The index of the current process in the hybrid FSDP group.

Return type:

int

Raises:

AssertionError – If full-shard hybrid FSDP is not enabled.

class core.distributed.fsdp.src.megatron_fsdp.utils.GlobalMemoryBuffer#

Global buffer to avoid dynamic memory allocations. Caller should ensure that buffers of the same name are not used concurrently.

Initialization

get_tensor(
tensor_shape,
dtype,
name,
mem_alloc_context: Optional[Callable] = None,
)#

Returns (potentially) a sub-tensor from the self.buffer for the given shape.

core.distributed.fsdp.src.megatron_fsdp.utils.get_global_memory_buffer()#

Return the global GlobalMemoryBuffer object

core.distributed.fsdp.src.megatron_fsdp.utils.create_updated_function_signature(
original_function,
**extended_kwargs: dict,
)#

Given a function, create a new version of the function with extended keyword-only arguments or parameters. Used to patch or extend methods in instances of a class.

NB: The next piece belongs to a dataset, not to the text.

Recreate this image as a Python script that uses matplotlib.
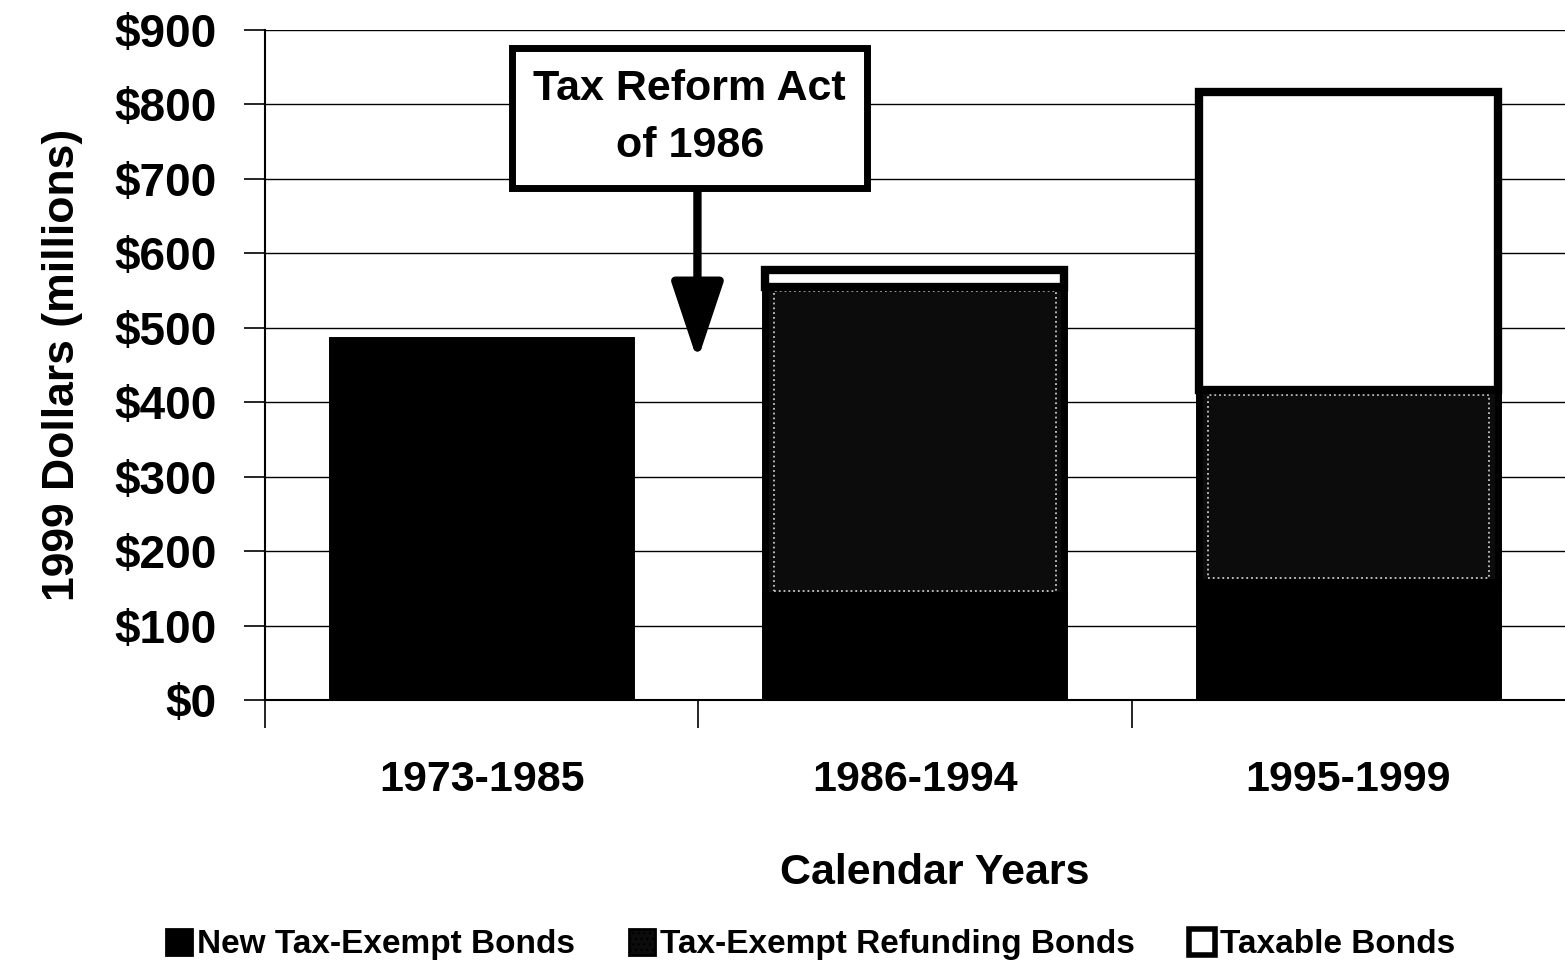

core.distributed.fsdp.src.megatron_fsdp.utils.is_mcore_tensor_model_parallel(param: torch.Tensor) bool#

Check if the given parameter is Megatron-Core tensor model parallel.

core.distributed.fsdp.src.megatron_fsdp.utils.is_mcore_tensor_parallel_duplicated(param: torch.Tensor) bool#

Check if the given parameter is Megatron-Core tensor model parallel and duplicated.

core.distributed.fsdp.src.megatron_fsdp.utils.get_mcore_tensor_parallel_partition_dim(
param: torch.Tensor,
) Optional[int]#

Get the partition dimension for a Megatron-Core tensor model parallel parameter.